The operative part of this - they treated Shelly exactly like they treated me. Our teammates punch her just as hard as they punch me. Sex was irrelevant. Our ability to survive the test is all that mattered. I see this with my female friends that occupy positions of power. They first had to prove they could handle the shit they are forced to handle as part of the endeavor. They take personal responsibility for their actions. They don't blame someone else. They don't play the victim card. Decisions have consequences. Male or female, if you're not willing to accept those consequences, the people that rely on you are not going to trust you.

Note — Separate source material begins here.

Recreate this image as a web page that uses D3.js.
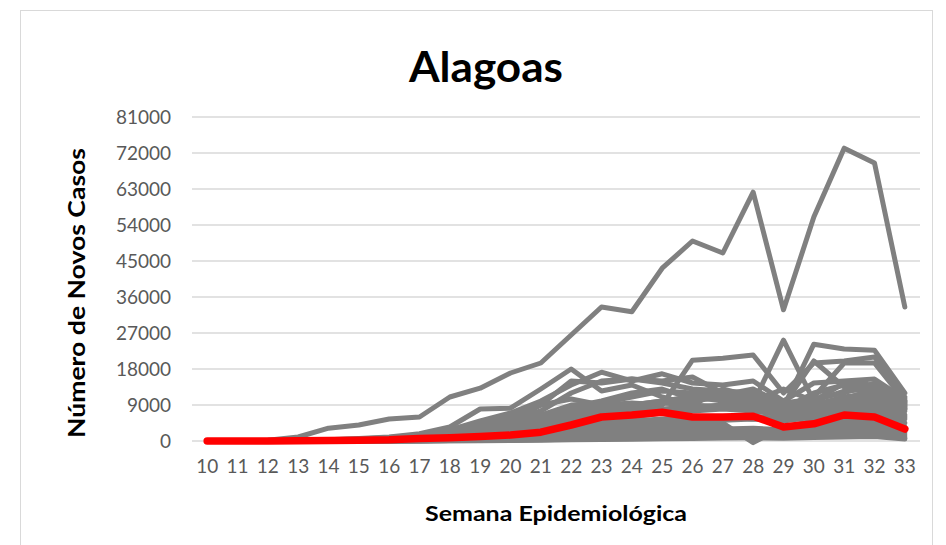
<!DOCTYPE html>
<html>
<head>
<meta charset="utf-8">
<script src="https://cdn.jsdelivr.net/npm/d3@7"></script>
<style>
  body { margin: 0; background: #fff; }
  svg text { font-family: Lato, "Open Sans", sans-serif; }
</style>
</head>
<body>
<svg id="chart" width="946" height="545"></svg>
<script>
// semanas epidemiologicas
var weeks = [10,11,12,13,14,15,16,17,18,19,20,21,22,23,24,25,26,27,28,29,30,31,32,33];
var yTicks = [0,9000,18000,27000,36000,45000,54000,63000,72000,81000];

// Alagoas (destaque em vermelho)
var alagoas = [0,0,0,50,100,200,300,600,800,1100,1500,2200,4000,6000,6500,7200,6000,6000,6200,3500,4300,6500,6000,3000];

// demais estados (cinza)
var sp  = [0,0,200,1000,3200,4000,5500,6000,11000,13200,17000,19500,26500,33500,32300,43200,50000,47000,62200,32800,56000,73200,69500,33500];
var e02 = [0,0,0,100,300,600,1000,1800,3500,8000,8200,13000,18000,12500,14000,11000,9000,13000,11000,8000,12000,14000,13500,8000];
var e03 = [0,0,0,50,200,400,800,1200,2000,4000,6000,9000,10500,9000,9500,9000,20200,20700,21500,12000,19500,20000,21000,11000];
var e04 = [0,0,0,0,100,200,400,700,1500,3000,4500,6500,9000,9500,9000,10000,11000,10000,9500,25200,10000,14500,14000,9000];
var e05 = [0,0,0,50,150,300,500,900,1800,3500,5500,7500,12000,15000,15500,14500,13000,12500,12000,8500,24200,23000,22700,12000];
var e06 = [0,0,0,100,300,500,900,1500,2800,5000,7000,10000,14000,17200,15000,16800,14500,14000,15000,10000,14500,15000,15500,10500];
var e07 = [0,0,0,0,100,200,400,800,1600,3000,5000,9000,15000,14500,15500,15000,16000,12000,10000,13000,10000,12500,13000,9500];
var e08 = [0,0,0,0,50,150,300,600,1200,2500,4000,6000,8500,10000,12000,13000,10500,11500,13000,9000,20000,13500,13000,8000];
var e09 = [0,0,0,0,50,100,250,500,1000,2000,3500,5500,7000,8000,9000,10000,11000,12000,9000,7500,11000,19500,19500,10000];
var e10 = [0,0,0,0,50,100,200,400,900,1800,3000,4500,6000,8500,9000,9500,9000,8500,8000,7000,9000,11000,12000,9000];
var e11 = [0,0,0,0,20,80,200,400,800,1500,2500,4000,6500,7500,8000,8000,8500,9000,10000,8000,9500,10000,10500,8500];
var e12 = [0,0,0,0,30,80,150,300,700,1300,2200,3500,5000,5500,6000,7000,7500,8000,7500,6500,8000,9000,9500,7500];
var e13 = [0,0,0,0,0,50,120,250,600,1100,1800,2800,4000,4500,5000,5500,6000,5800,5500,6000,7000,8000,8500,6500];
var e14 = [0,0,0,0,0,40,100,200,500,900,1500,2300,3200,3800,4300,4800,5000,5200,5500,5000,6000,7000,7000,5500];
var e15 = [0,0,0,0,0,30,80,150,400,700,1200,1800,2500,3000,3500,4000,4200,4500,-400,3500,5000,5500,6000,4500];
var e16 = [0,0,0,0,0,20,60,120,300,550,900,1400,2000,2400,2800,3200,3500,3800,0,3200,4000,4500,5000,3500];
var e17 = [0,0,0,0,0,20,50,100,250,450,700,1100,1600,2000,2300,2600,2800,3000,3200,2800,3500,3800,4000,3000];
var e18 = [0,0,0,0,0,10,40,80,200,350,550,850,1200,1500,1800,2000,2200,2300,2400,2200,2600,2800,3000,2000];
var e19 = [0,0,0,0,0,10,30,60,150,250,400,600,900,1100,1300,1500,1700,1800,1900,1700,2000,2200,2300,1500];
var e20 = [0,0,0,0,0,0,20,40,100,180,300,450,650,800,950,1100,1250,1400,1500,1400,1600,1700,1800,1000];
var e21 = [0,0,0,0,0,0,10,30,70,120,200,300,450,550,650,800,900,1000,1100,1000,1200,1300,1400,700];
var e22 = [0,0,0,0,0,0,0,20,50,80,130,200,300,380,450,550,650,750,800,700,900,1000,1100,500];
var e23 = [0,0,0,0,50,150,300,600,1500,3000,4500,6000,8000,9500,11000,12500,12000,11500,12500,9500,10500,12000,14500,10000];
var e24 = [0,0,0,0,30,100,250,500,1200,2500,3500,5000,7500,9000,8500,9500,10000,11000,10500,8500,9000,10500,13000,9500];
var e25 = [0,0,0,0,20,60,150,300,700,1500,2500,3800,5500,6500,7000,7500,8000,8500,9000,7500,8500,9500,11500,8500];
var e26 = [0,0,0,0,0,30,80,160,400,800,1400,2200,3400,4200,4800,5300,5600,6000,6200,5500,6500,7200,8000,6000];

var outros = [sp,e02,e03,e04,e05,e06,e07,e08,e09,e10,e11,e12,e13,e14,e15,e16,e17,e18,e19,e20,e21,e22,e23,e24,e25,e26];

var svg = d3.select("#chart");
var plot = {left:192, right:920, top:117, bottom:441};

// moldura
svg.append("rect")
    .attr("x",20.5).attr("y",10.5)
    .attr("width",912).attr("height",560)
    .attr("fill","#fff").attr("stroke","#d9d9d9").attr("stroke-width",1);

var x = d3.scaleBand().domain(weeks).range([plot.left,plot.right]);
var y = d3.scaleLinear().domain([0,81000]).range([plot.bottom,plot.top]);

// grade
svg.append("g").selectAll("line")
    .data(yTicks)
    .enter().append("line")
    .attr("x1",plot.left).attr("x2",plot.right)
    .attr("y1",function (d) {return y(d)})
    .attr("y2",function (d) {return y(d)})
    .attr("stroke","#d9d9d9").attr("stroke-width",1.5);

// eixo y
var yAxis = svg.append("g")
    .attr("transform","translate("+(plot.left-21)+",0)")
    .call(d3.axisLeft(y).tickValues(yTicks).tickSize(0).tickPadding(0).tickFormat(d3.format("d")));
yAxis.select(".domain").remove();
yAxis.selectAll("text").attr("fill","#595959").style("font-size","19px");

// eixo x
var xAxis = svg.append("g")
    .attr("transform","translate(0,"+(plot.bottom+18)+")")
    .call(d3.axisBottom(x).tickSize(0).tickPadding(0));
xAxis.select(".domain").remove();
xAxis.selectAll("text").attr("fill","#595959").style("font-size","19px");

var line = d3.line()
    .x(function (d,i) {return x(weeks[i])+x.bandwidth()/2})
    .y(function (d) {return y(d)});

svg.append("g").selectAll("path")
    .data(outros)
    .enter().append("path")
    .attr("d",line)
    .attr("fill","none")
    .attr("stroke","#808080")
    .attr("stroke-width",5)
    .attr("stroke-linejoin","round")
    .attr("stroke-linecap","round");

svg.append("path")
    .datum(alagoas)
    .attr("d",line)
    .attr("fill","none")
    .attr("stroke","#ff0000")
    .attr("stroke-width",7.5)
    .attr("stroke-linejoin","round")
    .attr("stroke-linecap","round");

// titulos
svg.append("text")
    .attr("x",486).attr("y",82)
    .attr("text-anchor","middle")
    .attr("textLength",154).attr("lengthAdjust","spacingAndGlyphs")
    .style("font-size","42px").style("font-weight","bold")
    .text("Alagoas");

svg.append("text")
    .attr("transform","translate(85,293) rotate(-90)")
    .attr("text-anchor","middle")
    .attr("textLength",290).attr("lengthAdjust","spacingAndGlyphs")
    .style("font-size","22px").style("font-weight","bold")
    .text("Número de Novos Casos");

svg.append("text")
    .attr("x",556).attr("y",521)
    .attr("text-anchor","middle")
    .attr("textLength",262).attr("lengthAdjust","spacingAndGlyphs")
    .style("font-size","21px").style("font-weight","bold")
    .text("Semana Epidemiológica");
</script>
</body>
</html>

All too often, my hard-core feminist friends will demand women have access to institutions that are seemingly exclusive to males. What they fail to realize is that you can't demand people trust you because that trust is critical to the other people that are part of that institution. Many women seem to believe men automatically get a free pass, which is ridiculous. Any man will tell you he has to prove himself to become part of these power or danger-based institutions. What right would I have to go into my gym on the first day and demand to be treated exactly like the people that have been proving themselves for years and years? Sounds ridiculous, doesn't it?
What Needs to Happen
Equality, whether it be gender, racial, age-related, or whatever) should involve a simple idea - everyone should have the same opportunity, same possibility, and same responsibility. If a woman wants a job in upper management, she shouldn't get a free pass to the front of the line. She should have to prove herself just like the men. If she can hack it, great! If not, try something else.

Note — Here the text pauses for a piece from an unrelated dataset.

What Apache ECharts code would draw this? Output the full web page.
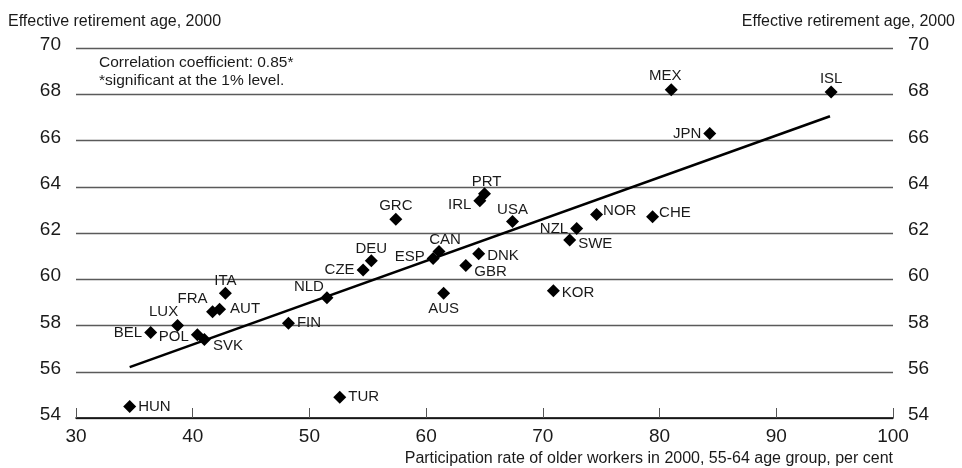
<!DOCTYPE html>
<html><head><meta charset="utf-8">
<script src="https://cdn.jsdelivr.net/npm/echarts@6/dist/echarts.min.js"></script>
<style>html,body{margin:0;padding:0;background:#fff}#c{width:962px;height:468px}</style>
</head><body><div id="c"></div>
<script>
const countries = ['HUN','BEL','LUX','POL','SVK','FRA','AUT','ITA','FIN','NLD','TUR','CZE','DEU','GRC','ESP','CAN','AUS','IRL','PRT','USA','DNK','GBR','KOR','NZL','SWE','NOR','CHE','JPN','MEX','ISL'];
const participation = [34.6,36.4,38.7,40.4,41.0,41.7,42.3,42.8,48.2,51.5,52.6,54.6,55.3,57.4,60.6,61.1,61.5,64.6,65.0,67.4,64.5,63.4,70.9,72.9,72.3,74.6,79.4,84.3,81.0,94.7];
const retirementAge = [54.5,57.7,58.0,57.6,57.4,58.6,58.7,59.4,58.1,59.2,54.9,60.4,60.8,62.6,60.9,61.2,59.4,63.4,63.7,62.5,61.1,60.6,59.5,62.2,61.7,62.8,62.7,66.3,68.2,68.1];
const fitLineX = [34.6, 94.6];
const fitLineY = [56.2, 67.05];
const yTicks = [54,56,58,60,62,64,66,68,70];
const xTicks = [30,40,50,60,70,80,90,100];
const yTitle = 'Effective retirement age, 2000';
const xTitle = 'Participation rate of older workers in 2000, 55-64 age group, per cent';
const noteText = ['Correlation coefficient: 0.85*', '*significant at the 1% level.'];

// label placement (style only)
const labelPlace = {
  HUN:['right',[0,0]], BEL:['left',[0,0]], LUX:['top',[-14,2]], POL:['left',[0,2]], SVK:['right',[0,6]],
  FRA:['top',[-20,3]], AUT:['right',[2,0]], ITA:['top',[0,4]], FIN:['right',[0,0]], NLD:['top',[-18,5]],
  TUR:['right',[0,0]], CZE:['left',[0,0]], DEU:['top',[0,4]], GRC:['top',[0,3]], ESP:['left',[0,-2]],
  CAN:['top',[6,4]], AUS:['bottom',[0,0]], IRL:['left',[0,4]], PRT:['top',[2,4]], USA:['top',[0,4]],
  DNK:['right',[0,2]], GBR:['right',[0,6]], KOR:['right',[0,2]], NZL:['left',[0,0]], SWE:['right',[0,4]],
  NOR:['right',[-2,-4]], CHE:['right',[-2,-4]], JPN:['left',[0,0]], MEX:['top',[-6,2]], ISL:['top',[0,3]]
};

const pts = countries.map((c,i)=>{
  const lp = labelPlace[c];
  return {name:c, value:[participation[i], retirementAge[i]],
    label:{show:true, position:lp[0], offset:lp[1], distance:2, formatter:c}};
});

const chart = echarts.init(document.getElementById('c'));
const font = 'Liberation Sans, Arial, sans-serif';
const tickFont = '"Liberation Sans Narrow", "Arial Narrow", "Liberation Sans", sans-serif';
const txtColor = '#1a1a1a';
chart.setOption({
  animation:false,
  textStyle:{fontFamily:font},
  grid:{left:76, right:69, top:48, bottom:50},
  graphic:[
    {type:'text', left:8, top:14, style:{text:yTitle, font:'16px '+font, fill:txtColor, textVerticalAlign:'middle'}},
    {type:'text', right:7, top:14, style:{text:yTitle, font:'16px '+font, fill:txtColor, textVerticalAlign:'middle'}},
    {type:'text', right:69, top:451, style:{text:xTitle, font:'16px '+font, fill:txtColor}},
    {type:'text', left:99, top:54, style:{text:noteText.join('\n'), font:'15.5px '+font, lineHeight:18, fill:txtColor}}
  ],
  xAxis:{type:'value', min:xTicks[0], max:xTicks[xTicks.length-1], interval:10,
    axisLine:{lineStyle:{color:'#000', width:1.6}},
    axisTick:{inside:true, length:10, lineStyle:{color:'#555'}},
    axisLabel:{fontSize:19, color:txtColor, margin:9, fontFamily:tickFont},
    splitLine:{show:false}},
  yAxis:[
    {type:'value', min:yTicks[0], max:yTicks[yTicks.length-1], interval:2, position:'left',
      axisLine:{show:false}, axisTick:{show:false},
      axisLabel:{fontSize:19, color:txtColor, margin:15, fontFamily:tickFont, verticalAlign:'bottom', lineHeight:6},
      splitLine:{lineStyle:{color:'#5a5a5a', width:1.3}}},
    {type:'value', min:yTicks[0], max:yTicks[yTicks.length-1], interval:2, position:'right',
      axisLine:{show:false}, axisTick:{show:false},
      axisLabel:{fontSize:19, color:txtColor, margin:15, fontFamily:tickFont, verticalAlign:'bottom', lineHeight:6},
      splitLine:{show:false}}
  ],
  series:[
    {type:'line', data:[[fitLineX[0],fitLineY[0]],[fitLineX[1],fitLineY[1]]], symbol:'none',
      lineStyle:{color:'#000', width:2.6}, z:2},
    {type:'scatter', data:pts, symbol:'diamond', symbolSize:13,
      itemStyle:{color:'#000', opacity:1},
      label:{fontSize:15, color:txtColor, fontFamily:font}, z:3}
  ]
});
</script></body></html>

In the event the ARE actual barriers based on gender that aren't part of the vetting/hazing process (and these DO exist), those absolutely should be removed because they violate the above principle. However, considering the vetting.hazing process as a barrier is flat-out stupid. That process exists for a good reason. It's intended to keep out the unqualified regardless of gender.
I do not want my kids to grow up in a world where we give people power or place them in dangerous positions just because they make the most noise. I want people in those positions because they've proven they can handle the responsibility of the situation. THAT is what equality is all about.